◆ Dataset extract ◆
▬▬▬

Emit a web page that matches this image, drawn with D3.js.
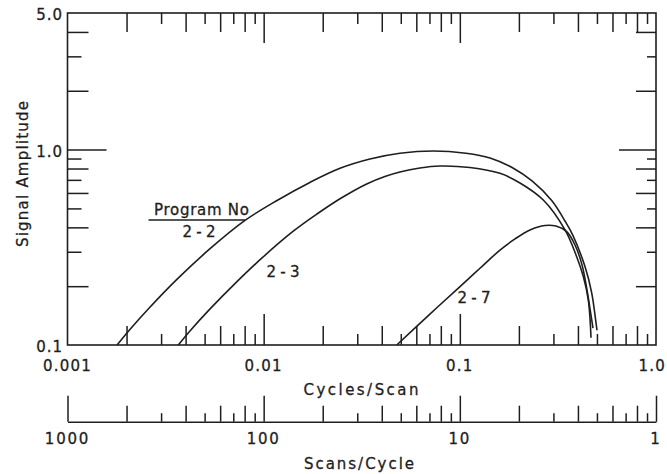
<!DOCTYPE html>
<html>
<head>
<meta charset="utf-8">
<script src="https://cdn.jsdelivr.net/npm/d3@7"></script>
<style>
  html, body { margin: 0; padding: 0; background: #fff; }
  svg { display: block; }
  text { font-family: "DejaVu Sans", sans-serif; fill: #1e1e1e; stroke: #1e1e1e; stroke-width: 0.3px; }
</style>
</head>
<body>
<svg id="chart" width="667" height="474"></svg>
<script>
// Response curves: signal amplitude vs. cycles per scan, one per program
const programs = ["2-2", "2-3", "2-7"];

const freq22 = [0.00179, 0.00208, 0.00263, 0.00360, 0.00533, 0.00803, 0.0117, 0.0172, 0.0245, 0.0348, 0.0495, 0.0730, 0.1075, 0.1425, 0.1866, 0.2333, 0.2940, 0.3437, 0.3775, 0.4345, 0.4701, 0.4944, 0.5003];
const amp22  = [0.100, 0.120, 0.156, 0.216, 0.311, 0.434, 0.549, 0.679, 0.802, 0.895, 0.958, 0.984, 0.958, 0.906, 0.805, 0.691, 0.549, 0.431, 0.363, 0.252, 0.185, 0.130, 0.119];

const freq23 = [0.00367, 0.00421, 0.00533, 0.00731, 0.00981, 0.0141, 0.0187, 0.0245, 0.0335, 0.0415, 0.0495, 0.0626, 0.0792, 0.1126, 0.1602, 0.2026, 0.2664, 0.3438, 0.3941, 0.4261, 0.4517, 0.4663];
const amp23  = [0.100, 0.118, 0.153, 0.211, 0.279, 0.381, 0.468, 0.560, 0.667, 0.728, 0.768, 0.805, 0.824, 0.810, 0.756, 0.675, 0.552, 0.388, 0.283, 0.224, 0.170, 0.109];

const freq27 = [0.0477, 0.0704, 0.1002, 0.1267, 0.1602, 0.1911, 0.2279, 0.2716, 0.3092, 0.3506, 0.3865, 0.4196, 0.4449, 0.4663, 0.4773];
const amp27  = [0.100, 0.144, 0.199, 0.247, 0.306, 0.349, 0.388, 0.409, 0.406, 0.380, 0.325, 0.257, 0.191, 0.142, 0.122];

// Axis labels
const xLabelValues = [0.001, 0.01, 0.1, 1];
const xLabelText   = ["0.001", "0.01", "0.1", "1.0"];
const yLabelValues = [0.1, 1, 5];
const yLabelText   = ["0.1", "1.0", "5.0"];
const scanLabelValues = [1000, 100, 10, 1];
const scanLabelText   = ["1000", "100", "10", "1"];

const series = [
  { name: programs[0], freq: freq22, amp: amp22 },
  { name: programs[1], freq: freq23, amp: amp23 },
  { name: programs[2], freq: freq27, amp: amp27 }
];

const ink = "#1e1e1e";
const W = 667;
const svg = d3.select("#chart");

const x = d3.scaleLog().domain([0.001, 1]).range([67.5, 656]);
const y = d3.scaleLog().domain([0.1, 5]).range([345, 13]);
const s = d3.scaleLog().domain([1000, 1]).range([67.5, 656]);

const plotTop = y.range()[1], plotBottom = y.range()[0];
const plotLeft = x.range()[0], plotRight = x.range()[1];

// leading digit of a log tick value
function mantissa(v) {
  const p = Math.floor(Math.log10(v) + 1e-9);
  return Math.round(v / Math.pow(10, p));
}
function tickLength(v, sizes) {
  const m = mantissa(v);
  if (m === 1) return sizes.decade;
  return m % 2 === 0 ? sizes.even : sizes.odd;
}
const near = (a, b) => Math.abs(Math.log10(a) - Math.log10(b)) < 1e-6;

const xTicks = x.ticks().filter(v => !near(v, 0.001) && !near(v, 1));
const yTicks = y.ticks().filter(v => !near(v, 0.1) && !near(v, 5));
const scanTicks = x.ticks().map(v => 1 / v);

// plot frame
svg.append("rect")
  .attr("x", plotLeft).attr("y", plotTop)
  .attr("width", plotRight - plotLeft).attr("height", plotBottom - plotTop)
  .attr("fill", "none").attr("stroke", ink).attr("stroke-width", 1.6);

function styleTicks(g, attr, sign, sizes) {
  g.select(".domain").remove();
  g.selectAll(".tick line")
    .attr(attr, d => sign * tickLength(d, sizes))
    .attr("stroke", ink).attr("stroke-width", 1.5);
}

// bottom edge ticks (pointing up)
svg.append("g").attr("transform", `translate(0,${plotBottom})`)
  .call(d3.axisBottom(x).tickValues(xTicks).tickFormat(""))
  .call(g => styleTicks(g, "y2", -1, { decade: 31, even: 19, odd: 11 }));

// top edge ticks (pointing down)
svg.append("g").attr("transform", `translate(0,${plotTop})`)
  .call(d3.axisTop(x).tickValues(xTicks).tickFormat(""))
  .call(g => styleTicks(g, "y2", 1, { decade: 30, even: 19, odd: 11 }));

// left edge ticks (pointing right)
svg.append("g").attr("transform", `translate(${plotLeft},0)`)
  .call(d3.axisLeft(y).tickValues(yTicks).tickFormat(""))
  .call(g => styleTicks(g, "x2", 1, { decade: 39, even: 21, odd: 14 }));

// right edge ticks (pointing left)
svg.append("g").attr("transform", `translate(${plotRight},0)`)
  .call(d3.axisRight(y).tickValues(yTicks).tickFormat(""))
  .call(g => styleTicks(g, "x2", -1, { decade: 37, even: 20, odd: 9 }));

// secondary scale: scans per cycle
const scanAxisY = 421.7;
svg.append("g").attr("transform", `translate(0,${scanAxisY})`)
  .call(d3.axisBottom(s).tickValues(scanTicks).tickFormat("").tickSizeOuter(0))
  .call(g => {
    g.select(".domain").attr("stroke", ink).attr("stroke-width", 1.6);
    g.selectAll(".tick line")
      .attr("y2", d => -tickLength(1 / d, { decade: 26, even: 16, odd: 8.5 }))
      .attr("stroke", ink).attr("stroke-width", 1.5);
  });

// keep a centred label inside the page
function clampInside(sel) {
  sel.each(function () {
    const t = d3.select(this);
    const half = this.getComputedTextLength() / 2;
    const cx = +t.attr("x");
    t.attr("x", Math.max(half + 1, Math.min(W - half - 1, cx)));
  });
}

// tick labels
svg.append("g").selectAll("text")
  .data(xLabelValues).join("text")
  .attr("x", d => x(d)).attr("y", 371)
  .attr("text-anchor", "middle").attr("font-size", 15)
  .attr("letter-spacing", 1.2)
  .text((d, i) => xLabelText[i])
  .call(clampInside);

svg.append("g").selectAll("text")
  .data(yLabelValues).join("text")
  .attr("x", 63).attr("y", d => y(d) + 7)
  .attr("text-anchor", "end").attr("font-size", 15)
  .attr("letter-spacing", 1)
  .text((d, i) => yLabelText[i]);

svg.append("g").selectAll("text")
  .data(scanLabelValues).join("text")
  .attr("x", d => s(d)).attr("y", 444)
  .attr("text-anchor", "middle").attr("font-size", 15)
  .attr("letter-spacing", 1.8)
  .text((d, i) => scanLabelText[i])
  .call(clampInside);

// axis titles
svg.append("text")
  .attr("x", 361).attr("y", 395)
  .attr("text-anchor", "middle").attr("font-size", 15)
  .attr("textLength", 115).attr("lengthAdjust", "spacing")
  .text("Cycles/Scan");

svg.append("text")
  .attr("x", 359).attr("y", 469)
  .attr("text-anchor", "middle").attr("font-size", 15)
  .attr("textLength", 110).attr("lengthAdjust", "spacing")
  .text("Scans/Cycle");

svg.append("text")
  .attr("transform", "translate(28,174) rotate(-90)")
  .attr("text-anchor", "middle").attr("font-size", 15)
  .attr("textLength", 146).attr("lengthAdjust", "spacing")
  .text("Signal Amplitude");

// curves
const line = d3.line()
  .x(d => x(d[0]))
  .y(d => y(d[1]))
  .curve(d3.curveCatmullRom.alpha(0.5));

svg.append("g").selectAll("path")
  .data(series).join("path")
  .attr("d", d => line(d.freq.map((f, i) => [f, d.amp[i]])))
  .attr("fill", "none").attr("stroke", ink).attr("stroke-width", 1.6)
  .attr("stroke-linejoin", "round");

// curve annotations
svg.append("text")
  .attr("x", 201.5).attr("y", 214.5)
  .attr("text-anchor", "middle").attr("font-size", 15)
  .attr("textLength", 95).attr("lengthAdjust", "spacing")
  .text("Program No");
svg.append("line")
  .attr("x1", 148.5).attr("x2", 245).attr("y1", 220).attr("y2", 220)
  .attr("stroke", ink).attr("stroke-width", 1.5);

const labelAt = { "2-2": [199, 237], "2-3": [283, 276.5], "2-7": [474, 303] };
svg.append("g").selectAll("text")
  .data(series).join("text")
  .attr("x", d => labelAt[d.name][0]).attr("y", d => labelAt[d.name][1])
  .attr("text-anchor", "middle").attr("font-size", 15)
  .attr("textLength", 33).attr("lengthAdjust", "spacing")
  .text(d => d.name);
</script>
</body>
</html>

▬▬▬

◆ Exercise instructions ◆
Starting at the first line of the material, output exactly the lines up to and including the one with "0.224, 0.170, 0.109];". Do not include the pictures.

◆ Full output ◆
Emit a web page that matches this image, drawn with D3.js.
<!DOCTYPE html>
<html>
<head>
<meta charset="utf-8">
<script src="https://cdn.jsdelivr.net/npm/d3@7"></script>
<style>
  html, body { margin: 0; padding: 0; background: #fff; }
  svg { display: block; }
  text { font-family: "DejaVu Sans", sans-serif; fill: #1e1e1e; stroke: #1e1e1e; stroke-width: 0.3px; }
</style>
</head>
<body>
<svg id="chart" width="667" height="474"></svg>
<script>
// Response curves: signal amplitude vs. cycles per scan, one per program
const programs = ["2-2", "2-3", "2-7"];

const freq22 = [0.00179, 0.00208, 0.00263, 0.00360, 0.00533, 0.00803, 0.0117, 0.0172, 0.0245, 0.0348, 0.0495, 0.0730, 0.1075, 0.1425, 0.1866, 0.2333, 0.2940, 0.3437, 0.3775, 0.4345, 0.4701, 0.4944, 0.5003];
const amp22  = [0.100, 0.120, 0.156, 0.216, 0.311, 0.434, 0.549, 0.679, 0.802, 0.895, 0.958, 0.984, 0.958, 0.906, 0.805, 0.691, 0.549, 0.431, 0.363, 0.252, 0.185, 0.130, 0.119];

const freq23 = [0.00367, 0.00421, 0.00533, 0.00731, 0.00981, 0.0141, 0.0187, 0.0245, 0.0335, 0.0415, 0.0495, 0.0626, 0.0792, 0.1126, 0.1602, 0.2026, 0.2664, 0.3438, 0.3941, 0.4261, 0.4517, 0.4663];
const amp23  = [0.100, 0.118, 0.153, 0.211, 0.279, 0.381, 0.468, 0.560, 0.667, 0.728, 0.768, 0.805, 0.824, 0.810, 0.756, 0.675, 0.552, 0.388, 0.283, 0.224, 0.170, 0.109];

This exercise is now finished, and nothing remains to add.